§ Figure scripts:

──────────

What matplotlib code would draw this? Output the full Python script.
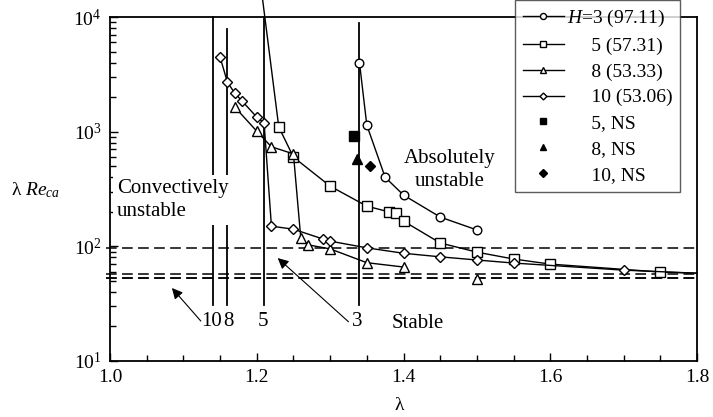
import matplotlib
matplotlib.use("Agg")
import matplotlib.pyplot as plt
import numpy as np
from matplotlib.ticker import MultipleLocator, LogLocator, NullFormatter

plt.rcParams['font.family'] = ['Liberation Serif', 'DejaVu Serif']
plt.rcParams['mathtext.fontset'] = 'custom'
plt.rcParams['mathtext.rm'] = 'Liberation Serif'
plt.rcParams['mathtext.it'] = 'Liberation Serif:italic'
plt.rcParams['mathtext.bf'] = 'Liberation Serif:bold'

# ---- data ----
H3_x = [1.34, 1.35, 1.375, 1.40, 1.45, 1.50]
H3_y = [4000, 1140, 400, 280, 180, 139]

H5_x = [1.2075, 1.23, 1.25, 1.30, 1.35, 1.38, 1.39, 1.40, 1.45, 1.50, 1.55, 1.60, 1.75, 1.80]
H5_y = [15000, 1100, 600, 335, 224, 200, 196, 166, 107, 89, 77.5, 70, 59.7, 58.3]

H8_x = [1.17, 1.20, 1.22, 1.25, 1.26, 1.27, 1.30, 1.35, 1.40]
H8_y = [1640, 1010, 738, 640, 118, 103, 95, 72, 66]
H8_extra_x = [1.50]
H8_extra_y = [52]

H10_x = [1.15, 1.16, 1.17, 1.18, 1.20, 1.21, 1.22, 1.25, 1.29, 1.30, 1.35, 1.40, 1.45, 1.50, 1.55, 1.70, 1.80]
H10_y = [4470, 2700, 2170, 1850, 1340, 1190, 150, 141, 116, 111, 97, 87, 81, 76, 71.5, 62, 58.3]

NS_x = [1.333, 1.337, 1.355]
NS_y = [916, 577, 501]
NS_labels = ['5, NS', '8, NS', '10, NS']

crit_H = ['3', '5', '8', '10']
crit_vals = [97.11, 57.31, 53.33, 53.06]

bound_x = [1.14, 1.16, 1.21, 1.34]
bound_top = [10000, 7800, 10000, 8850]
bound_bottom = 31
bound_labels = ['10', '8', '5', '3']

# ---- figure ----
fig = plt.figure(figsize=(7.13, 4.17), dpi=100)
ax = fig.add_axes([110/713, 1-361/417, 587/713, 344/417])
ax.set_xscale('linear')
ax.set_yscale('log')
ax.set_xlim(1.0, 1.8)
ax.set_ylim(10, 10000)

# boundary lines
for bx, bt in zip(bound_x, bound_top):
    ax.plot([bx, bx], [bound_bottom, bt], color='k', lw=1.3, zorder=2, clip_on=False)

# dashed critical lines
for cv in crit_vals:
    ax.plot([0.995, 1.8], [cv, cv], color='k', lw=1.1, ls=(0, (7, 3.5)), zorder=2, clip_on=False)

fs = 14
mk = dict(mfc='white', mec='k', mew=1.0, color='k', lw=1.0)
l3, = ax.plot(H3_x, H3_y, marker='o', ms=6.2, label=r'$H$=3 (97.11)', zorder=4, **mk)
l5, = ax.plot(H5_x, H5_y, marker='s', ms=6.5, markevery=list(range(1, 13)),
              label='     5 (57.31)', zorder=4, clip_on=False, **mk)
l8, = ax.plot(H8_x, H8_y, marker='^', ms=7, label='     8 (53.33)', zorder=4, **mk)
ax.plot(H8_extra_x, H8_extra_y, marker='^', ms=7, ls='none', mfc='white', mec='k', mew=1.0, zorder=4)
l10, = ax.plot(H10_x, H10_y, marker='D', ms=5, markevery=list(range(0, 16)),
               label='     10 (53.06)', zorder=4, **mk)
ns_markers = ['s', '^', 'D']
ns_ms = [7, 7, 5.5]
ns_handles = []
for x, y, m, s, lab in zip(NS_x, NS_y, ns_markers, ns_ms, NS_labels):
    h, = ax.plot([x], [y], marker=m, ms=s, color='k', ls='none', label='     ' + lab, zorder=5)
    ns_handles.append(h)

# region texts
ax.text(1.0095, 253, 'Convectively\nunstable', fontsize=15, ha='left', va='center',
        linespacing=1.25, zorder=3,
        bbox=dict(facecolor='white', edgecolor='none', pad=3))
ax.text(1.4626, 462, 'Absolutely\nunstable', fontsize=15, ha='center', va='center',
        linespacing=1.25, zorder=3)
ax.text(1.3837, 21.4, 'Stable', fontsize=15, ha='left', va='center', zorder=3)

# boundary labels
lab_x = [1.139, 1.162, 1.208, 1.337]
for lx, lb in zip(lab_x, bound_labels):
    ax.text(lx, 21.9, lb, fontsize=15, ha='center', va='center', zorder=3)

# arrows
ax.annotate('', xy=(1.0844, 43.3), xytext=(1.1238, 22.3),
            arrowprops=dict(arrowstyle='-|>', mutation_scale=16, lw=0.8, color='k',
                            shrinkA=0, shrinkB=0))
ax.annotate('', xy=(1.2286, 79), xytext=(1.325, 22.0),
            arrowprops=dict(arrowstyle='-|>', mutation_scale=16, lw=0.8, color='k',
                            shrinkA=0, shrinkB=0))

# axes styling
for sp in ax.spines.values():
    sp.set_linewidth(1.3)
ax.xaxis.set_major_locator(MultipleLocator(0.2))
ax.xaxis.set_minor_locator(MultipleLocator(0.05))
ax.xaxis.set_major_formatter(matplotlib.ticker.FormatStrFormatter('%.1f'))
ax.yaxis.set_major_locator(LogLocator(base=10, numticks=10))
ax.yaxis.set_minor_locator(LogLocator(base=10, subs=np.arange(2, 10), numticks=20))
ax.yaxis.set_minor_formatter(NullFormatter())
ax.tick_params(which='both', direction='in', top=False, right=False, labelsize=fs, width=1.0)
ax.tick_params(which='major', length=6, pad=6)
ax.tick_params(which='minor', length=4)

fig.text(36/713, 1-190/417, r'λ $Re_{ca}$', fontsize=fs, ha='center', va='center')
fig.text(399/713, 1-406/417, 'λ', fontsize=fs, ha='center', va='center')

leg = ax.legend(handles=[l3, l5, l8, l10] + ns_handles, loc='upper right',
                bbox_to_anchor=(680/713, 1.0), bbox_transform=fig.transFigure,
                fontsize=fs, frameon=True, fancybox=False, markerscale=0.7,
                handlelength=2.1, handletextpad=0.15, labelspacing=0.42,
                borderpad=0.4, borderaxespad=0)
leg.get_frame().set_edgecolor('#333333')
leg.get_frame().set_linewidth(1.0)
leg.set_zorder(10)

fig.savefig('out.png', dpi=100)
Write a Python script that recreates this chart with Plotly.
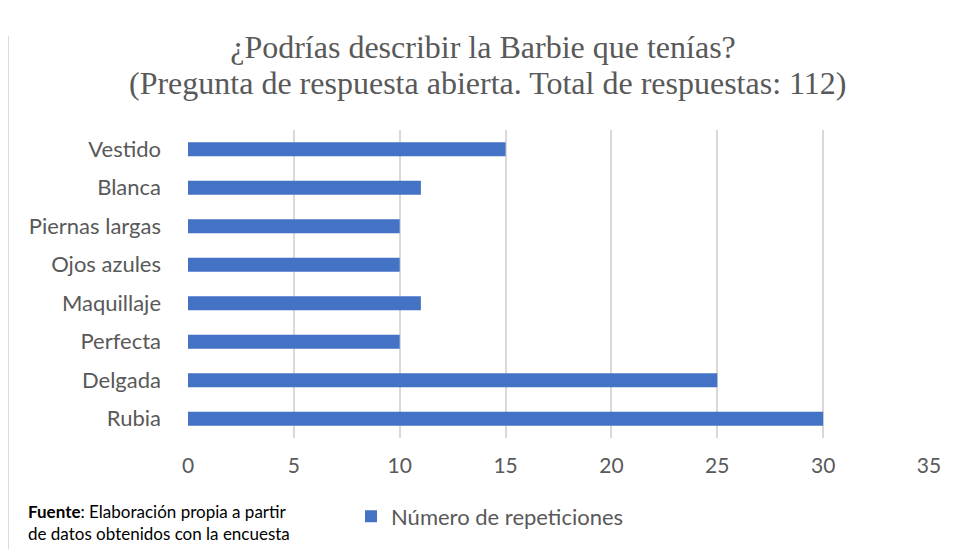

──────────

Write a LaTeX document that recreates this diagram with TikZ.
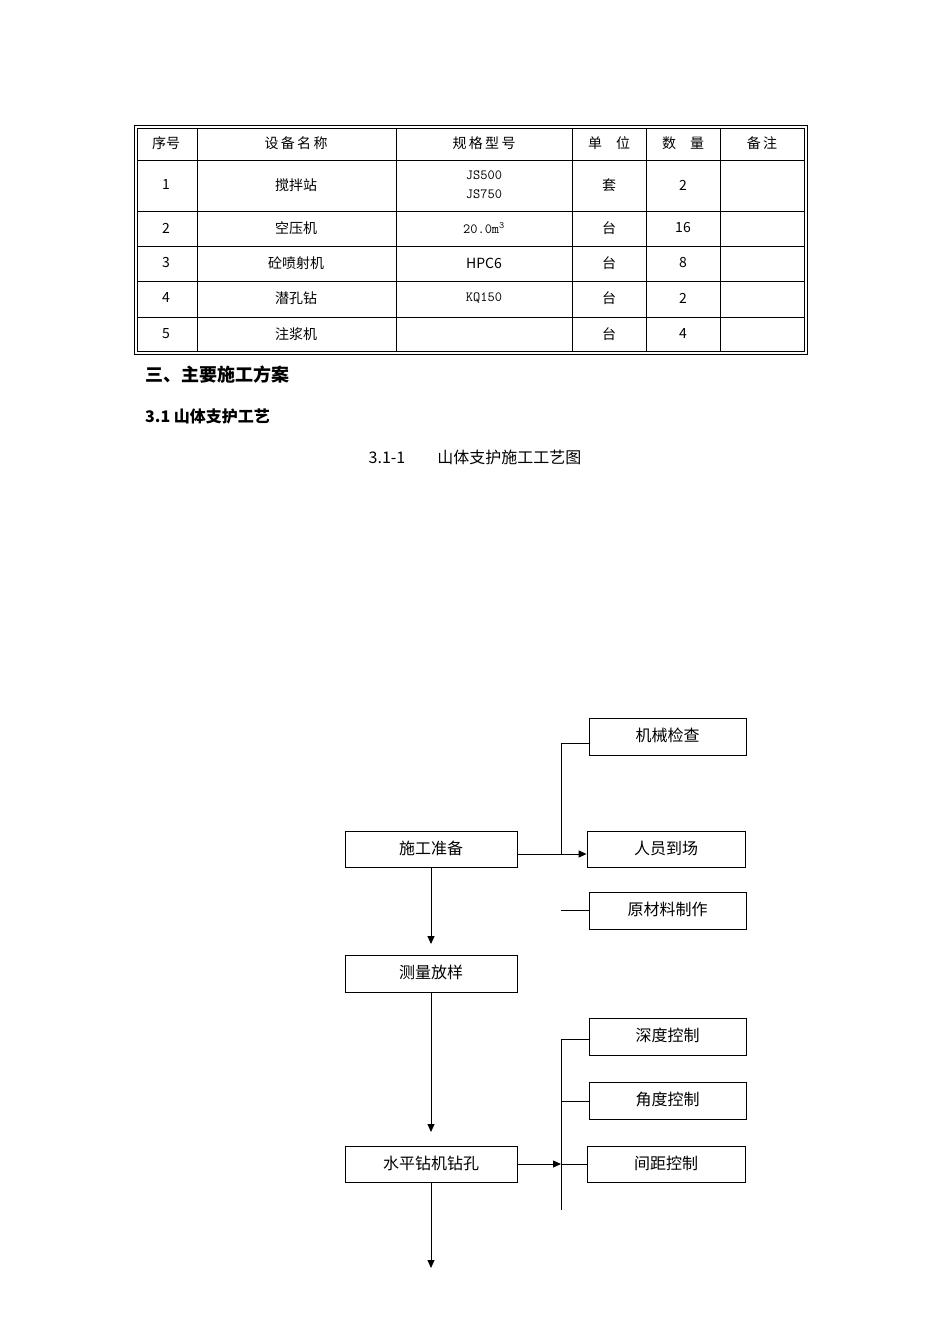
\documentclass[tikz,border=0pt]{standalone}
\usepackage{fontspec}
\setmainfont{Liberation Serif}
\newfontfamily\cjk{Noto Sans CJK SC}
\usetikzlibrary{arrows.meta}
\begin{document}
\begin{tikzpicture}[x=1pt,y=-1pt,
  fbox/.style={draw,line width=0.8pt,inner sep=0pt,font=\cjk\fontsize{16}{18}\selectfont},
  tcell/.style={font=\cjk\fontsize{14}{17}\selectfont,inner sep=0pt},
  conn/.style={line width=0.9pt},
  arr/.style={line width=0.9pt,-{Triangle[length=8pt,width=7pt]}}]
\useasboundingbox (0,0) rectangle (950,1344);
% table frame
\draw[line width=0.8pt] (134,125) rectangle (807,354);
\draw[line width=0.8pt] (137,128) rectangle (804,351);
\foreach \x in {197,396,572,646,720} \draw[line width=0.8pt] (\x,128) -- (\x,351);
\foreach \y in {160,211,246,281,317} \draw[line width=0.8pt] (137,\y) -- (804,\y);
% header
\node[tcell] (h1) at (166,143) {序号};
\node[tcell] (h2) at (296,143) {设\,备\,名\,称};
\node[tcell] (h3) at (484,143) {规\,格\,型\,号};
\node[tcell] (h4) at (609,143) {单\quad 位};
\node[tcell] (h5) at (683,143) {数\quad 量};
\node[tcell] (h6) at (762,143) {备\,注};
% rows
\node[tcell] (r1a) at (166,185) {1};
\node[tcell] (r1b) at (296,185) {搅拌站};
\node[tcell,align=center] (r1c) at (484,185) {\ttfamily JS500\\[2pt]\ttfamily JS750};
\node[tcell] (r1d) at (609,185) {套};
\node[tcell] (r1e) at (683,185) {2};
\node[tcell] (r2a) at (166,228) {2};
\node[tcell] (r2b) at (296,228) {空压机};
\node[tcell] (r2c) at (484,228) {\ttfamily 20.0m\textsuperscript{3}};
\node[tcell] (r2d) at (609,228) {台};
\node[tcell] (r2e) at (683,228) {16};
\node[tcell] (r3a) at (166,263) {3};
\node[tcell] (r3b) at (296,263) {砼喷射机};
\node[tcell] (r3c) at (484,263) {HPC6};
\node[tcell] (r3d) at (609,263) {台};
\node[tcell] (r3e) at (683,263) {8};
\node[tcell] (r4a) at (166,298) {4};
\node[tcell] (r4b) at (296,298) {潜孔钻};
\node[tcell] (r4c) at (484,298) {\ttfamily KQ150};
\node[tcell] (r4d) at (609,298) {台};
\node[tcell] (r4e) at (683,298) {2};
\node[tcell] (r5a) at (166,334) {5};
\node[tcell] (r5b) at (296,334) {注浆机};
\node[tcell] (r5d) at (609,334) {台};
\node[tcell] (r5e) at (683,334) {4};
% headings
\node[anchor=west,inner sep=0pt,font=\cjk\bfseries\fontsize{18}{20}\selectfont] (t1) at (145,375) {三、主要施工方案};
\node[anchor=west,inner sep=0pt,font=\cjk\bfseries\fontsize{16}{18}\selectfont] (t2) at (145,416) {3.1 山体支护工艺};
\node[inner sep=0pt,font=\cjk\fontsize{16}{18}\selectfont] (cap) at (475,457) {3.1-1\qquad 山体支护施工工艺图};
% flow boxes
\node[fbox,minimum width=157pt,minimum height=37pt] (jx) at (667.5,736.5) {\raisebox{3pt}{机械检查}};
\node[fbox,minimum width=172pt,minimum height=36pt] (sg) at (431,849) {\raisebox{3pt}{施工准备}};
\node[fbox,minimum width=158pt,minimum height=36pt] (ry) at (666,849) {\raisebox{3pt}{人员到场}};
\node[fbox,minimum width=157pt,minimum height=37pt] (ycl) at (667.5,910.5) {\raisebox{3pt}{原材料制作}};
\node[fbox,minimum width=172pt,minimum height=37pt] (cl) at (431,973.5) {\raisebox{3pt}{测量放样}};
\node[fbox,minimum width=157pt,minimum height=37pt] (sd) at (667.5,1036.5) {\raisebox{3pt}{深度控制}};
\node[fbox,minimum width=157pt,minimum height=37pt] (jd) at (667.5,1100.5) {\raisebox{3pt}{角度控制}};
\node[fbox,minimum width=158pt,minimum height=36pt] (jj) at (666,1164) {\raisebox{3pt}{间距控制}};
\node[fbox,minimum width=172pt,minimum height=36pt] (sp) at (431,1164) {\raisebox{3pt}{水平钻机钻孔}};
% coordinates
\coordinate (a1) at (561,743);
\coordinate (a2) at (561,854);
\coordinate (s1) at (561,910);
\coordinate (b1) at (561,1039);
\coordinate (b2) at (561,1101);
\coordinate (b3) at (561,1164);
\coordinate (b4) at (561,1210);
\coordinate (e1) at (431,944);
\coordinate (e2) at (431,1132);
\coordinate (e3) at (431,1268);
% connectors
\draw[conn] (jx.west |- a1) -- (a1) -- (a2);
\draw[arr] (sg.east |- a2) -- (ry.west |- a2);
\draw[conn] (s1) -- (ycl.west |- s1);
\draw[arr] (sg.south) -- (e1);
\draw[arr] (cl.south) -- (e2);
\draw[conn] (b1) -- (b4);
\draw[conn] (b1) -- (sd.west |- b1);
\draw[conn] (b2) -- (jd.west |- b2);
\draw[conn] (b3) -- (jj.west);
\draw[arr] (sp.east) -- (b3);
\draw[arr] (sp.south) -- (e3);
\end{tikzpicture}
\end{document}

──────────

§ AIM OF THE TASK:
Copy word for word every line from the one with "What matplotlib code" through the one with "from matplotlib.ticker import", including both. No pictures belong in the copy.

§ OUTPUT BELOW:
What matplotlib code would draw this? Output the full Python script.
import matplotlib
matplotlib.use("Agg")
import matplotlib.pyplot as plt
import numpy as np
from matplotlib.ticker import MultipleLocator, LogLocator, NullFormatter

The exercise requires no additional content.